Sunday, 27 September 2009

DAY TWELVE - MAU TO LUMBHINI

What a night! Our hotel in Mau was as close to a prison as you can get. The most surprising thing apart from a relatively enjoyable evening meal was not waking up covered in bed bug bites. So needless to say, we made an early start towards the Nepalese border.

The plan was to hit the border mid-afternoon to give us enough time to locate a hotel in Nepal before dark. But as usual, the last leg on India’s roads proved to be testing and slow. By now we were expecting potholes, so just a hundred yards of smooth tarmac was a real treat. We eventually approached the border town of Sonauli which, if our journey across the country was a novel, this would be the tragic conclusion. It appeared to sum up all the negative aspects of India – dirt, pollution, poverty and despair. We even drove past a drunkard lying in the road virtually unconscious with trucks weaving around him. No-one seemed to even notice or care. If I were Nepalese coming to India in the hope of making a new life, Sonauli would make me turn 180 degrees and head back across the border. But this is the sad part – much of India is beautiful. We’ve visited communities and locations that are very moving in their purity and integrity. The country doesn’t deserve an advert like this.

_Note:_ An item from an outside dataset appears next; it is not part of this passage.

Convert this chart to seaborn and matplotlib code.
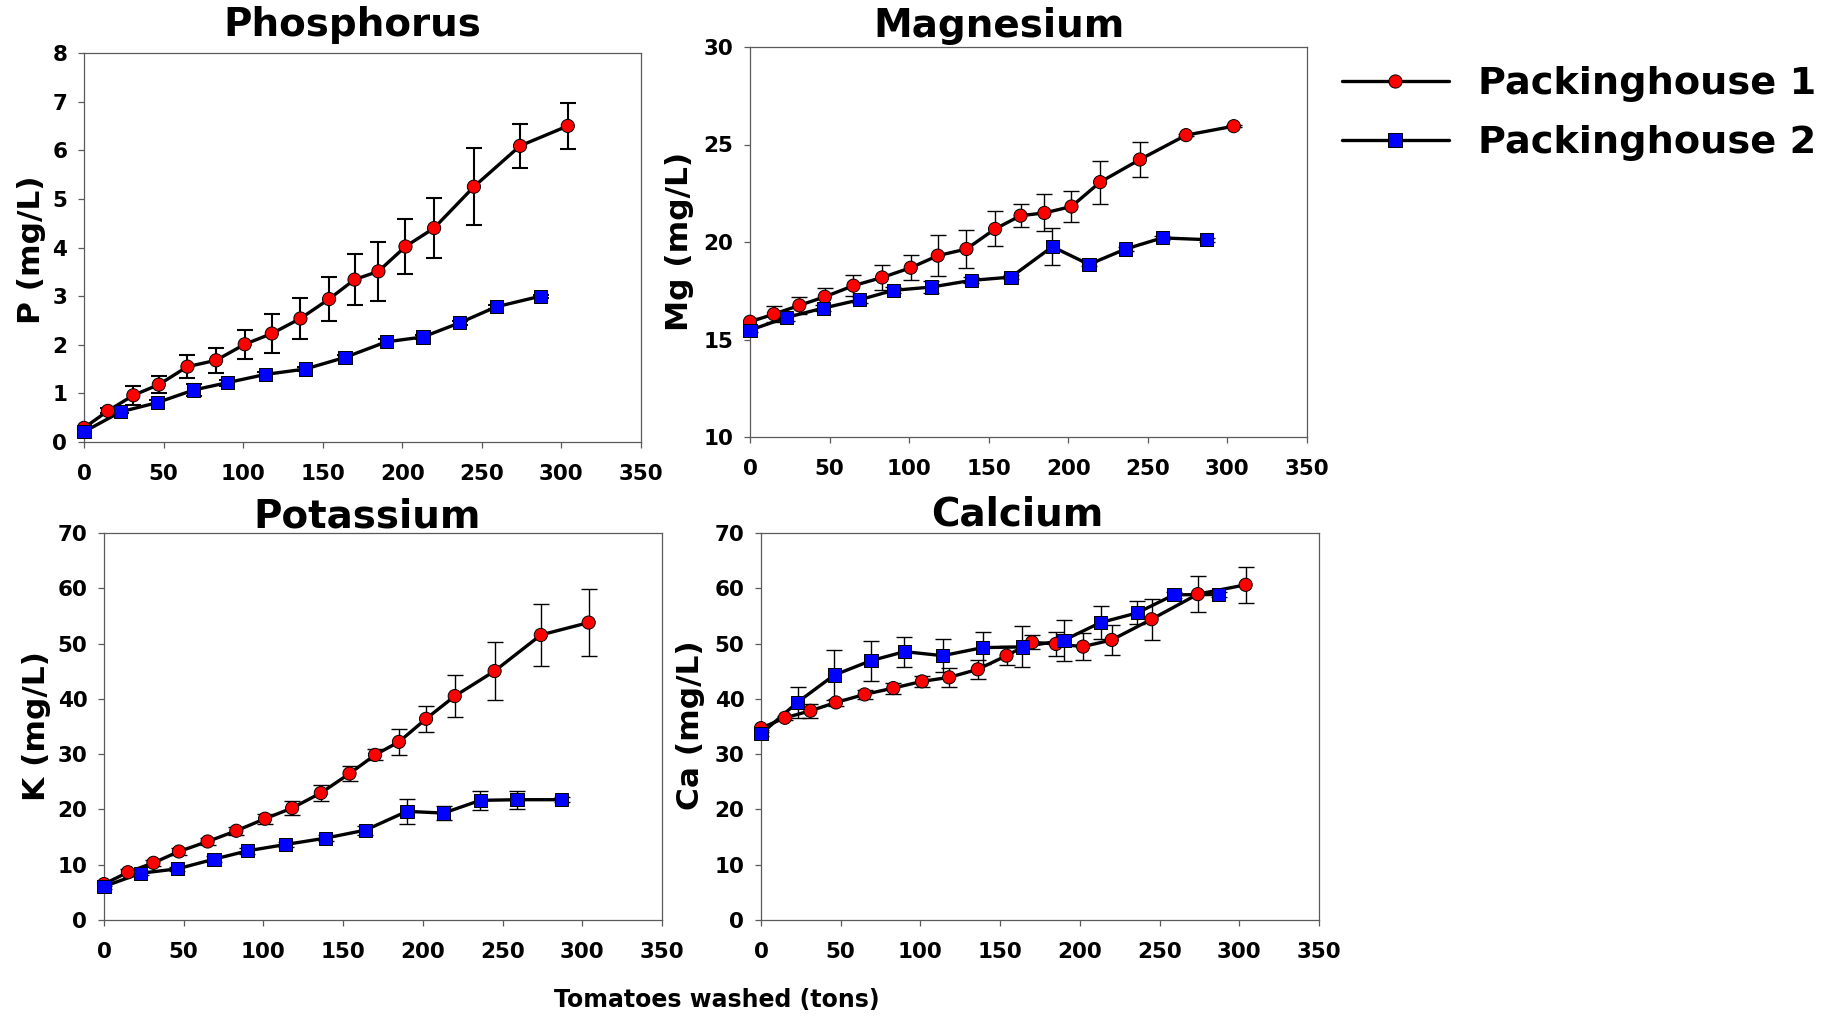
import numpy as np
import pandas as pd
import matplotlib
matplotlib.use("Agg")
import matplotlib.pyplot as plt
from matplotlib.lines import Line2D
import seaborn as sns

# tonnes washed at each sampling point
tons_ph1 = [0, 15, 31, 47, 65, 83, 101, 118, 136, 154, 170, 185, 202, 220, 245, 274, 304]
tons_ph2 = [0, 23, 46, 69, 90, 114, 139, 164, 190, 213, 236, 259, 287]

# Phosphorus (mg/L)
p_ph1 = [0.29, 0.64, 0.96, 1.18, 1.55, 1.68, 2.01, 2.23, 2.54, 2.94, 3.34, 3.51, 4.02, 4.40, 5.25, 6.09, 6.50]
p_ph1_err = [0.05, 0.05, 0.20, 0.17, 0.23, 0.26, 0.30, 0.40, 0.43, 0.46, 0.53, 0.60, 0.57, 0.62, 0.79, 0.46, 0.48]
p_ph2 = [0.21, 0.62, 0.81, 1.07, 1.22, 1.39, 1.50, 1.74, 2.06, 2.16, 2.45, 2.78, 3.00]
p_ph2_err = [0.03, 0.03, 0.05, 0.12, 0.06, 0.04, 0.04, 0.04, 0.05, 0.04, 0.04, 0.04, 0.03]

# Magnesium (mg/L)
mg_ph1 = [15.91, 16.30, 16.75, 17.19, 17.76, 18.18, 18.68, 19.30, 19.64, 20.67, 21.35, 21.49, 21.82, 23.07, 24.23, 25.48, 25.94]
mg_ph1_err = [0.2, 0.4, 0.45, 0.45, 0.55, 0.65, 0.65, 1.05, 0.95, 0.9, 0.6, 0.95, 0.78, 1.1, 0.9, 0.05, 0.05]
mg_ph2 = [15.48, 16.13, 16.61, 17.04, 17.52, 17.69, 18.03, 18.20, 19.76, 18.85, 19.64, 20.21, 20.12]
mg_ph2_err = [0.1, 0.2, 0.15, 0.15, 0.15, 0.3, 0.15, 0.1, 0.95, 0.1, 0.1, 0.1, 0.1]

# Potassium (mg/L)
k_ph1 = [6.5, 8.64, 10.34, 12.39, 14.2, 16.14, 18.32, 20.25, 22.97, 26.48, 29.86, 32.22, 36.39, 40.5, 45.03, 51.56, 53.8]
k_ph1_err = [0.4, 0.5, 0.6, 0.7, 0.6, 0.7, 0.9, 1.3, 1.5, 1.3, 1.0, 2.3, 2.4, 3.8, 5.3, 5.6, 6.0]
k_ph2 = [6.05, 8.46, 9.25, 11.0, 12.51, 13.66, 14.81, 16.26, 19.65, 19.34, 21.64, 21.76, 21.76]
k_ph2_err = [0.4, 0.4, 0.4, 0.5, 0.5, 0.5, 0.5, 0.8, 2.2, 1.2, 1.75, 1.6, 0.4]

# Calcium (mg/L)
ca_ph1 = [34.7, 36.57, 37.84, 39.35, 40.8, 41.95, 43.16, 43.89, 45.34, 47.81, 50.23, 49.93, 49.45, 50.66, 54.40, 58.94, 60.63]
ca_ph1_err = [0.3, 0.4, 1.3, 0.7, 0.8, 1.0, 1.0, 1.7, 1.7, 1.7, 1.3, 2.2, 2.5, 2.7, 3.7, 3.3, 3.3]
ca_ph2 = [33.67, 39.41, 44.31, 46.91, 48.54, 47.81, 49.27, 49.39, 50.6, 53.8, 55.55, 58.82, 58.88]
ca_ph2_err = [0.3, 2.8, 4.6, 3.6, 2.7, 3.0, 2.9, 3.7, 3.7, 3.0, 2.1, 0.5, 0.5]

houses = ["Packinghouse 1", "Packinghouse 2"]
x_ticks = [0, 50, 100, 150, 200, 250, 300, 350]

W, H = 1835, 1018


def px_rect(left, top, right, bottom):
    return [left / W, 1 - bottom / H, (right - left) / W, (bottom - top) / H]


def make_df(v1, e1, v2, e2):
    d1 = pd.DataFrame({"tons": tons_ph1, "value": v1, "err": e1, "house": houses[0]})
    d2 = pd.DataFrame({"tons": tons_ph2, "value": v2, "err": e2, "house": houses[1]})
    return pd.concat([d1, d2], ignore_index=True)


panels = [
    # title, ylabel, data, ylim, ystep, rect, title pos, ylabel pos, errorbar lw
    ("Phosphorus", "P (mg/L)", make_df(p_ph1, p_ph1_err, p_ph2, p_ph2_err),
     (0, 8), 1, px_rect(84, 53, 641, 442), (352, 36), (31, 250), 1.5),
    ("Magnesium", "Mg (mg/L)", make_df(mg_ph1, mg_ph1_err, mg_ph2, mg_ph2_err),
     (10, 30), 5, px_rect(750, 47, 1307, 437), (999, 37), (679, 241), 1.0),
    ("Potassium", "K (mg/L)", make_df(k_ph1, k_ph1_err, k_ph2, k_ph2_err),
     (0, 70), 10, px_rect(104, 533, 662, 920), (367, 527), (37, 726), 1.0),
    ("Calcium", "Ca (mg/L)", make_df(ca_ph1, ca_ph1_err, ca_ph2, ca_ph2_err),
     (0, 70), 10, px_rect(761, 533, 1319, 920), (1017, 526), (690, 725), 1.0),
]

sns.set_theme(style="white")
plt.rcParams["font.family"] = ["DejaVu Sans"]
plt.rcParams["font.weight"] = "bold"
plt.rcParams["text.color"] = "black"

fig = plt.figure(figsize=(W / 100, H / 100), dpi=100)
spine_col = "#5a5a5a"
palette = {houses[0]: "#ff0000", houses[1]: "#0000ff"}
markers = {houses[0]: "o", houses[1]: "s"}

for title, ylabel, df, ylim, ystep, rect, tpos, ypos, elw in panels:
    ax = fig.add_axes(rect)

    for h in houses:
        sub = df[df["house"] == h]
        ax.errorbar(sub["tons"], sub["value"], yerr=sub["err"], fmt="none",
                    ecolor="black", elinewidth=elw, capsize=6, capthick=elw, zorder=2)

    sns.lineplot(data=df, x="tons", y="value", units="house", estimator=None,
                 sort=False, color="black", lw=2.4, ax=ax, zorder=3)
    sns.scatterplot(data=df, x="tons", y="value", hue="house", style="house",
                    palette=palette, markers=markers, s=90, edgecolor="black",
                    linewidth=0.7, legend=False, ax=ax, zorder=4, clip_on=False)

    ax.set_xlim(0, 350)
    ax.set_ylim(*ylim)
    ax.set_xticks(x_ticks)
    ax.set_yticks(np.arange(ylim[0], ylim[1] + ystep / 2, ystep))
    ax.set_xlabel("")
    ax.set_ylabel("")
    ax.tick_params(axis="both", direction="out", length=4, width=0.9,
                   color=spine_col, labelsize=15.5, labelcolor="black")
    ax.tick_params(axis="x", pad=12)
    ax.tick_params(axis="y", pad=8)
    ax.tick_params(left=True, bottom=True)
    for lab in ax.get_xticklabels() + ax.get_yticklabels():
        lab.set_fontweight("bold")
    for sp in ax.spines.values():
        sp.set_visible(True)
        sp.set_color(spine_col)
        sp.set_linewidth(0.9)

    fig.text(tpos[0] / W, 1 - tpos[1] / H, title, ha="center", va="baseline",
             fontsize=28, fontweight="bold", color="black")
    fig.text(ypos[0] / W, 1 - ypos[1] / H, ylabel, ha="center", va="center",
             rotation=90, fontsize=22.5, fontweight="bold", color="black")

fig.text(717 / W, 1 - 1000 / H, "Tomatoes washed (tons)", ha="center",
         va="center", fontsize=17, fontweight="bold", color="black")

handles = [
    Line2D([], [], color="black", lw=2.4, marker="o", markersize=9.5,
           markerfacecolor="#ff0000", markeredgecolor="black", markeredgewidth=0.7),
    Line2D([], [], color="black", lw=2.4, marker="s", markersize=9.5,
           markerfacecolor="#0000ff", markeredgecolor="black", markeredgewidth=0.7),
]
fig.legend(handles, houses, loc="upper left", bbox_to_anchor=(1342 / W, 1 - 66 / H),
           frameon=False, borderpad=0, borderaxespad=0, handlelength=2.8,
           handletextpad=0.77, labelspacing=0.6,
           prop={"size": 27.5, "weight": "bold"})

fig.savefig("out.png", dpi=100)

But it was now fading behind us as darkness began to fall while we sorted out our Nepalese visas – being bitten to death by mozzies at the immigration office – a rundown brick house. Outside the office is an advertisement for Lumbhini, the birthplace of Buddha, where there is a Scared (sic) Garden. So on the spur of the moment we chose to head there and find a decent hotel for the night. With all our papers in order crawled along our first Nepalese highway sandwiched between trucks and pedal rickshaws. Thankfully our escape came just a kilometre or so further on and we travelled the hour’s journey to Lumbhini, pulling into a Nepalese standard 5-star hotel – probably the equivalent of a European 3-star – but after Mau a pile of hay under the stars would have been bliss.